Looking for the best
Today, a client doesn’t discriminate between a bank and a boutique private financial firm, say many advisors. “He is looking for the best. In fact, that’s a given. You won’t survive in this business if you don’t give the best,” says Soni. Advisors like him point to the advantages of the boutiques. Advantage #1: In a bank, the head of the business would be an old hand at wealth management, but the relationship managers/advisors down the line aren’t too experienced. This compromises the quality of their advice and service, point out the boutique camp. “Banks are good at garnering deposits. Investing is not their cup of tea,” says a banker-turned-advisor.
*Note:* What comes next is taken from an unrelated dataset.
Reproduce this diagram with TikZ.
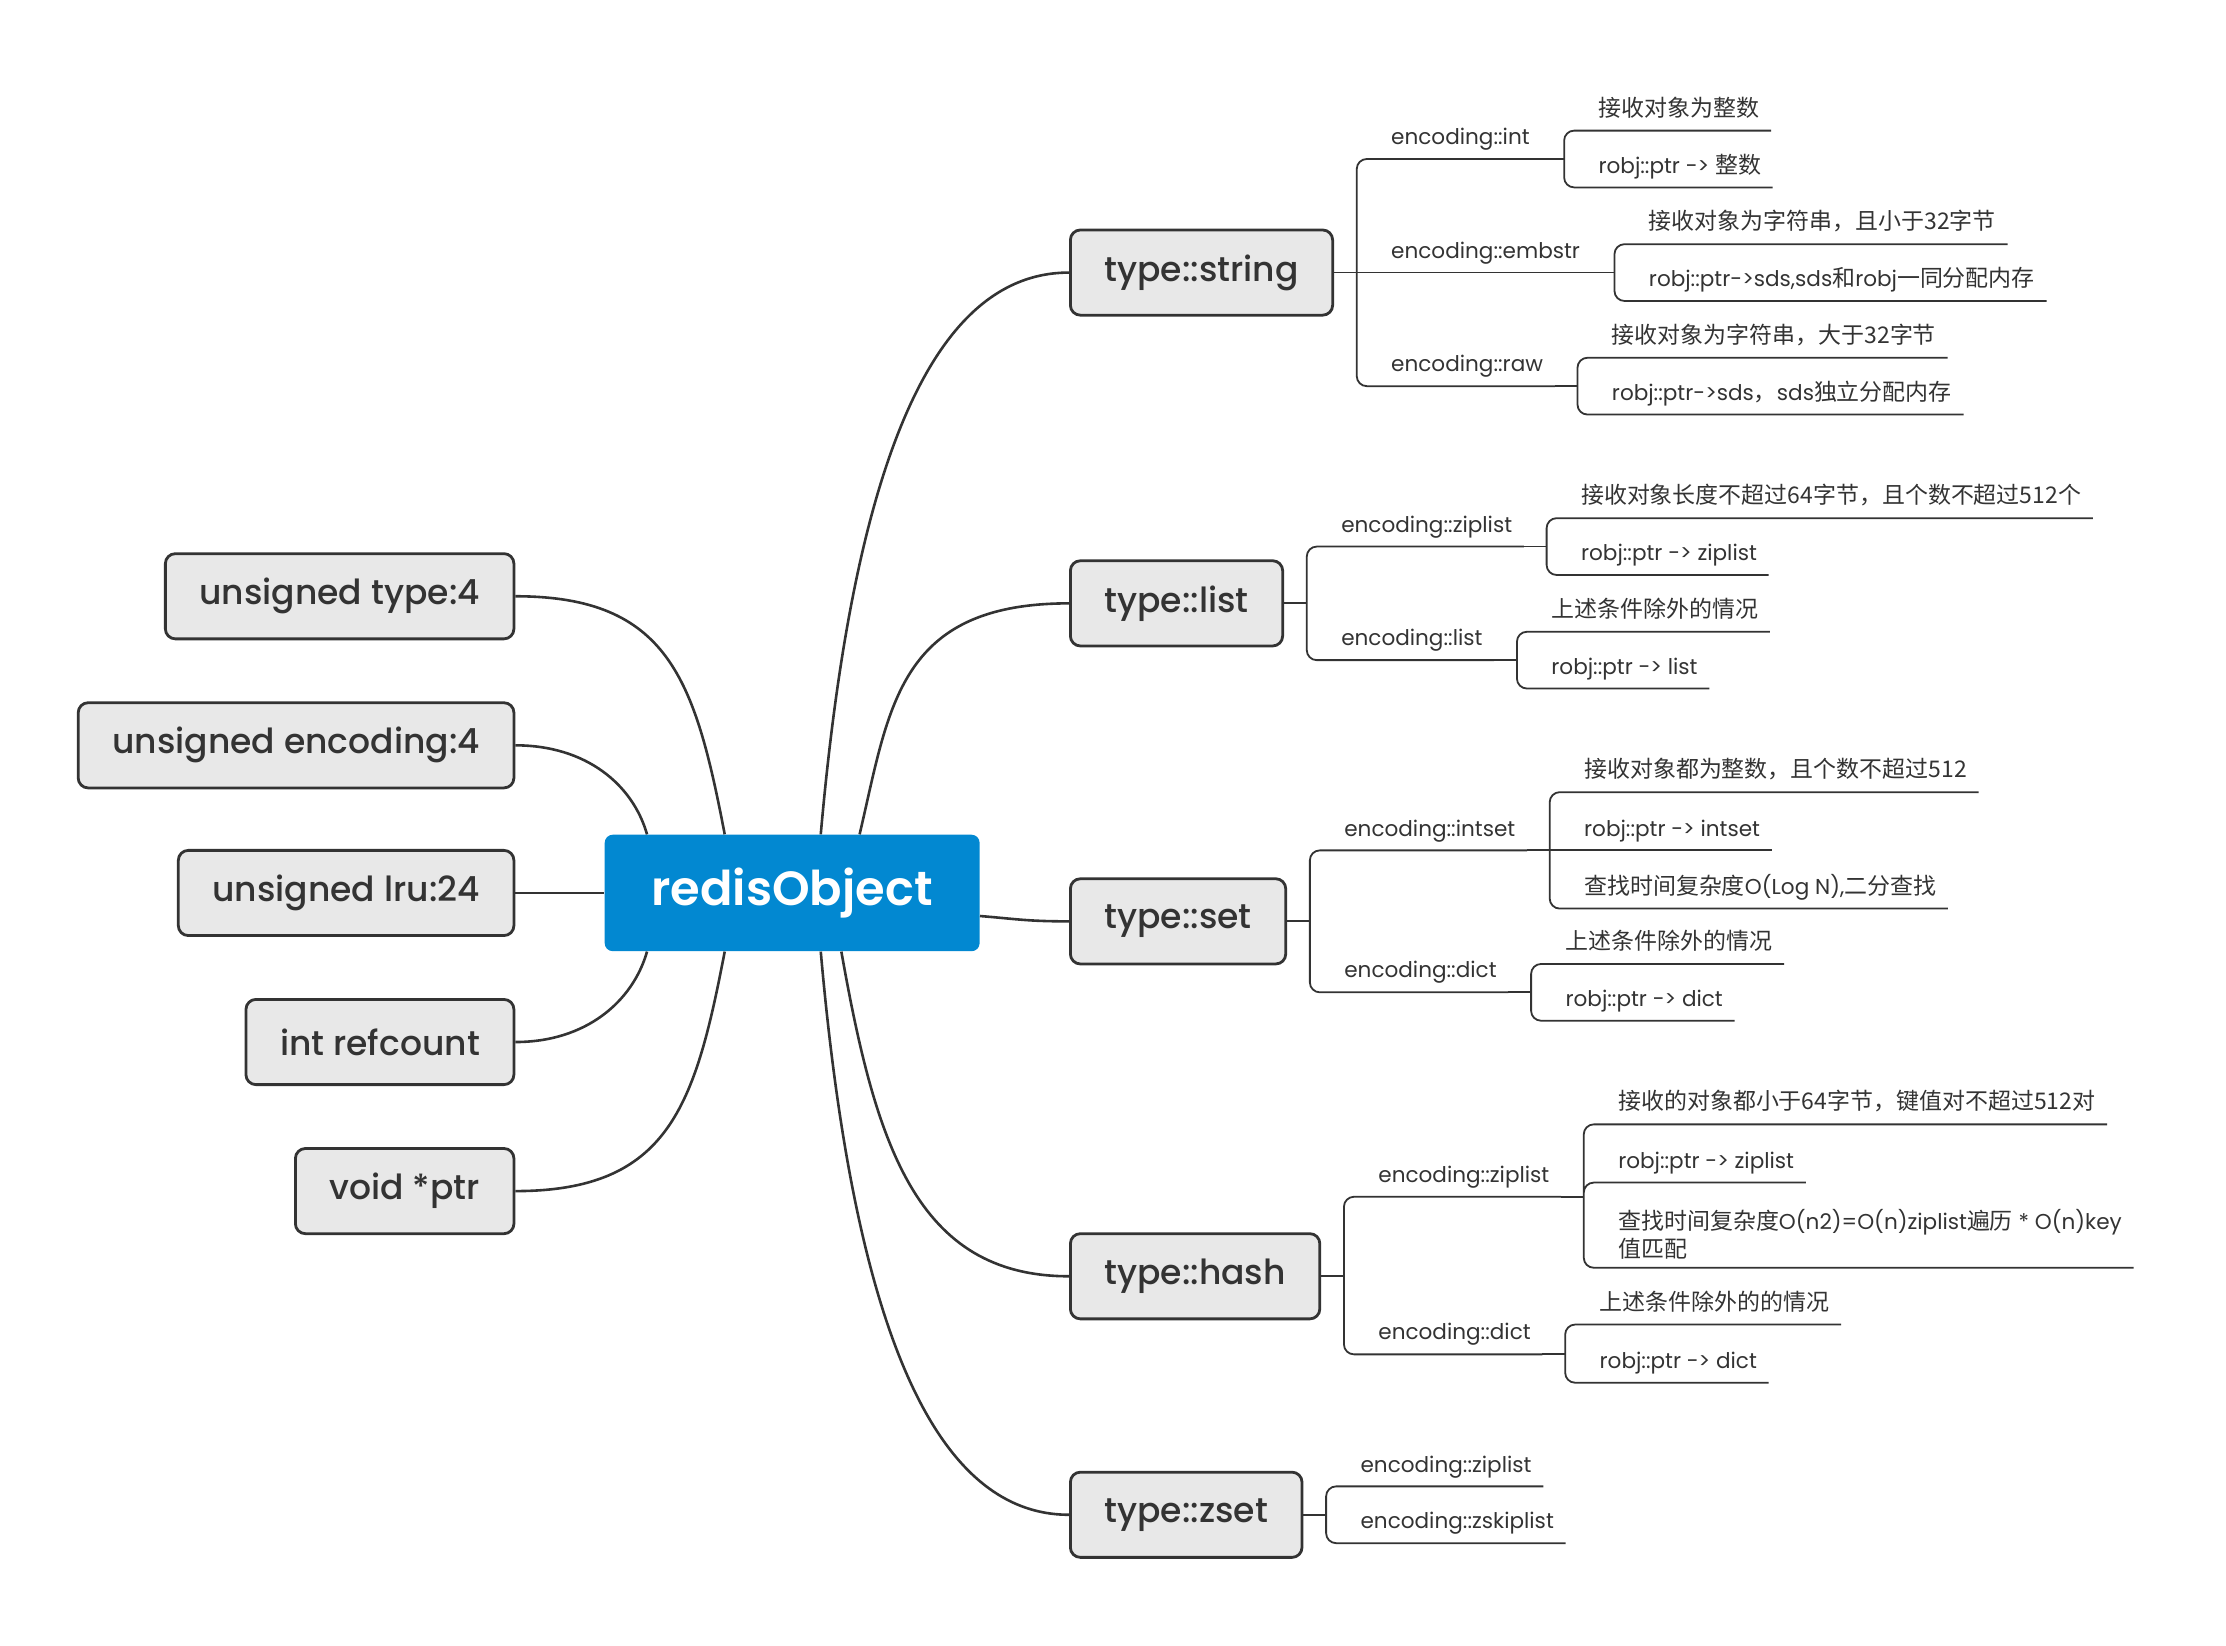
\documentclass[tikz,border=0pt]{standalone}
\usepackage{fontspec}
\setmainfont{Poppins}
\newfontfamily\boxfont{Poppins Medium}
\newfontfamily\rofont{Poppins SemiBold}
\newfontfamily\cjk{Noto Sans CJK SC}[Scale=1.065]
\usetikzlibrary{calc}
\definecolor{ink}{HTML}{333333}
\definecolor{boxgray}{HTML}{E8E8E8}
\definecolor{roblue}{HTML}{0288D1}
\newcommand{\zh}[1]{{\cjk #1}}

\begin{document}
\begin{tikzpicture}[x=0.025cm,y=-0.025cm,
  every node/.style={text=ink},
  root/.style={fill=roblue,rounded corners=4pt,minimum width=6.6cm,minimum height=2.05cm,text=white,font=\rofont\fontsize{24}{28}\selectfont},
  field/.style={draw=ink,line width=1.4pt,fill=boxgray,rounded corners=5pt,minimum height=1.5cm,inner xsep=0.6cm,font=\boxfont\fontsize{17.3}{21}\selectfont},
  lbl/.style={anchor=south west,inner xsep=0.2cm,inner ysep=4pt,font=\fontsize{10.8}{14.2}\selectfont},
  leaf/.style={lbl,text height=9pt,text depth=3pt},
  link/.style={draw=ink,line width=1.3pt},
  branch/.style={draw=ink,line width=0.9pt},
  fork/.style={branch,rounded corners=5pt}
]
  \useasboundingbox (0,0) rectangle (1568,1159);

  \node[root] (ro) at (558,629) {redisObject};

  \node[field,anchor=east] (ft) at (363,420) {unsigned type:4};
  \node[field,anchor=east] (fe) at (363,525) {unsigned encoding:4};
  \node[field,anchor=east] (fl) at (363,629) {unsigned lru:24};
  \node[field,anchor=east] (fr) at (363,734) {int refcount};
  \node[field,anchor=east] (fp) at (363,839) {void *ptr};

  \node[field,anchor=west] (tstr) at (753,192) {type::string};
  \node[field,anchor=west] (tlist) at (753,425) {type::list};
  \node[field,anchor=west] (tset) at (753,649) {type::set};
  \node[field,anchor=west] (thash) at (753,899) {type::hash};
  \node[field,anchor=west] (tzset) at (753,1067) {type::zset};

  \draw[link] (ft.east) .. controls +(108,0) and +(-21,-109) .. (ro.139);
  \draw[link] (fe.east) .. controls +(50,0) and +(-10,-35) .. (ro.158);
  \draw[link] (fl.east) -- (ro.west);
  \draw[link] (fr.east) .. controls +(50,0) and +(-10,35) .. (ro.202);
  \draw[link] (fp.east) .. controls +(108,0) and +(-21,109) .. (ro.221);

  \draw[link] (ro.64) .. controls +(22,-250) and +(-100,0) .. (tstr.west);
  \draw[link] (ro.41) .. controls +(21,-89) and +(-121,0) .. (tlist.west);
  \draw[link] (ro.353) .. controls +(25,2) and +(-30,0) .. (tset.west);
  \draw[link] (ro.310) .. controls +(24,135) and +(-108,0) .. (thash.west);
  \draw[link] (ro.296) .. controls +(22,250) and +(-100,0) .. (tzset.west);

  % type::string
  \node[leaf] (sint) at ($(tstr.east)+(32,-80)$) {encoding::int};
  \node[leaf] (semb) at ($(tstr.east)+(32,0)$) {encoding::embstr};
  \node[leaf] (sraw) at ($(tstr.east)+(32,80)$) {encoding::raw};
  \node[leaf] (sint1) at ($(sint.south east)+(32,-20)$) {\zh{接收对象为整数}};
  \node[leaf] (sint2) at ($(sint.south east)+(32,20)$) {robj::ptr -> \zh{整数}};
  \node[leaf] (semb1) at ($(semb.south east)+(32,-20)$) {\zh{接收对象为字符串，且小于32字节}};
  \node[leaf] (semb2) at ($(semb.south east)+(32,20)$) {robj::ptr->sds,sds\zh{和}robj\zh{一同分配内存}};
  \node[leaf] (sraw1) at ($(sraw.south east)+(32,-20)$) {\zh{接收对象为字符串，大于32字节}};
  \node[leaf] (sraw2) at ($(sraw.south east)+(32,20)$) {robj::ptr->sds\zh{，}sds\zh{独立分配内存}};

  \draw[branch] (tstr.east) -- ++(16,0) coordinate (tstrj);
  \draw[fork] (tstrj) |- (sint.south east) (tstrj) |- (sraw.south east);
  \draw[branch] (tstrj) -- (semb.south east);
  \draw[branch] (sint.south east) -- ++(16,0) coordinate (sintj);
  \draw[fork] (sintj) |- (sint1.south east) (sintj) |- (sint2.south east);
  \draw[branch] (semb.south east) -- ++(16,0) coordinate (sembj);
  \draw[fork] (sembj) |- (semb1.south east) (sembj) |- (semb2.south east);
  \draw[branch] (sraw.south east) -- ++(16,0) coordinate (srawj);
  \draw[fork] (srawj) |- (sraw1.south east) (srawj) |- (sraw2.south east);

  % type::list
  \node[leaf] (lzip) at ($(tlist.east)+(32,-40)$) {encoding::ziplist};
  \node[leaf] (llst) at ($(tlist.east)+(32,40)$) {encoding::list};
  \node[leaf] (lzip1) at ($(lzip.south east)+(32,-20)$) {\zh{接收对象长度不超过64字节，且个数不超过512个}};
  \node[leaf] (lzip2) at ($(lzip.south east)+(32,20)$) {robj::ptr -> ziplist};
  \node[leaf] (llst1) at ($(llst.south east)+(32,-20)$) {\zh{上述条件除外的情况}};
  \node[leaf] (llst2) at ($(llst.south east)+(32,20)$) {robj::ptr -> list};

  \draw[branch] (tlist.east) -- ++(16,0) coordinate (tlistj);
  \draw[fork] (tlistj) |- (lzip.south east) (tlistj) |- (llst.south east);
  \draw[branch] (lzip.south east) -- ++(16,0) coordinate (lzipj);
  \draw[fork] (lzipj) |- (lzip1.south east) (lzipj) |- (lzip2.south east);
  \draw[branch] (llst.south east) -- ++(16,0) coordinate (llstj);
  \draw[fork] (llstj) |- (llst1.south east) (llstj) |- (llst2.south east);

  % type::set
  \node[leaf] (eint) at ($(tset.east)+(32,-50)$) {encoding::intset};
  \node[leaf] (edict) at ($(tset.east)+(32,50)$) {encoding::dict};
  \node[leaf] (eint1) at ($(eint.south east)+(32,-41)$) {\zh{接收对象都为整数，且个数不超过512}};
  \node[leaf] (eint2) at ($(eint.south east)+(32,0)$) {robj::ptr -> intset};
  \node[leaf] (eint3) at ($(eint.south east)+(32,41)$) {\zh{查找时间复杂度}O(Log N),\zh{二分查找}};
  \node[leaf] (edict1) at ($(edict.south east)+(32,-20)$) {\zh{上述条件除外的情况}};
  \node[leaf] (edict2) at ($(edict.south east)+(32,20)$) {robj::ptr -> dict};

  \draw[branch] (tset.east) -- ++(16,0) coordinate (tsetj);
  \draw[fork] (tsetj) |- (eint.south east) (tsetj) |- (edict.south east);
  \draw[branch] (eint.south east) -- ++(16,0) coordinate (eintj);
  \draw[fork] (eintj) |- (eint1.south east) (eintj) |- (eint3.south east);
  \draw[branch] (eintj) -- (eint2.south east);
  \draw[branch] (edict.south east) -- ++(16,0) coordinate (edictj);
  \draw[fork] (edictj) |- (edict1.south east) (edictj) |- (edict2.south east);

  % type::hash
  \node[leaf] (hzip) at ($(thash.east)+(32,-56)$) {encoding::ziplist};
  \node[leaf] (hdict) at ($(thash.east)+(32,55)$) {encoding::dict};
  \node[leaf] (hzip1) at ($(hzip.south east)+(32,-51)$) {\zh{接收的对象都小于64字节，键值对不超过512对}};
  \node[leaf] (hzip2) at ($(hzip.south east)+(32,-10)$) {robj::ptr -> ziplist};
  \node[lbl,align=left] (hzip3) at ($(hzip.south east)+(32,50)$) {\zh{查找时间复杂度}O(n2)=O(n)ziplist\zh{遍历} * O(n)key\\\zh{值匹配}};
  \node[leaf] (hdict1) at ($(hdict.south east)+(32,-21)$) {\zh{上述条件除外的的情况}};
  \node[leaf] (hdict2) at ($(hdict.south east)+(32,20)$) {robj::ptr -> dict};

  \draw[branch] (thash.east) -- ++(16,0) coordinate (thashj);
  \draw[fork] (thashj) |- (hzip.south east) (thashj) |- (hdict.south east);
  \draw[branch] (hzip.south east) -- ++(16,0) coordinate (hzipj);
  \draw[fork] (hzipj) |- (hzip1.south east) (hzipj) |- (hzip2.south east) (hzipj) |- (hzip3.south east);
  \draw[branch] (hdict.south east) -- ++(16,0) coordinate (hdictj);
  \draw[fork] (hdictj) |- (hdict1.south east) (hdictj) |- (hdict2.south east);

  % type::zset
  \node[leaf] (zzip) at ($(tzset.east)+(32,-20)$) {encoding::ziplist};
  \node[leaf] (zskip) at ($(tzset.east)+(32,20)$) {encoding::zskiplist};

  \draw[branch] (tzset.east) -- ++(16,0) coordinate (tzsetj);
  \draw[fork] (tzsetj) |- (zzip.south east) (tzsetj) |- (zskip.south east);
\end{tikzpicture}
\end{document}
Mumtaz Hoosein, Director, Moneta Consultancy Services
Mumtaz Hoosein, Director, Moneta Consultancy Services
“There is scope for a private client model that offers personalisation and the right communication,” says Menon. Adds Mumtaz Hoosein, who founded Moneta Consultancy a few years ago: “I saw an opportunity in advisory because banks were the only ones offering such services without focussing on the quality of advice.”

Whilst the wealthier retail investor is the target of most of these boutiques, firms like OxyZen are attempting to target enterprises as well—big ones and the small & medium variety. The goal is to target the owner of the enterprise as well as its employees. This strategy has helped Menon attract clients— over 2,000 of them—and manage assets in excess of Rs 180 crore.

Touchbase, too, is targeting clients at both the enterprise level and at the entrepreneur level. “We believe the needs of the company and individual need to be addressed by one person who best understands the enterprise and the entrepreneur,” says Anand Gupta, Director, Touchbase Capital. Coming from an entrepreneur at a thriving enterprise, it’s difficult not to agree.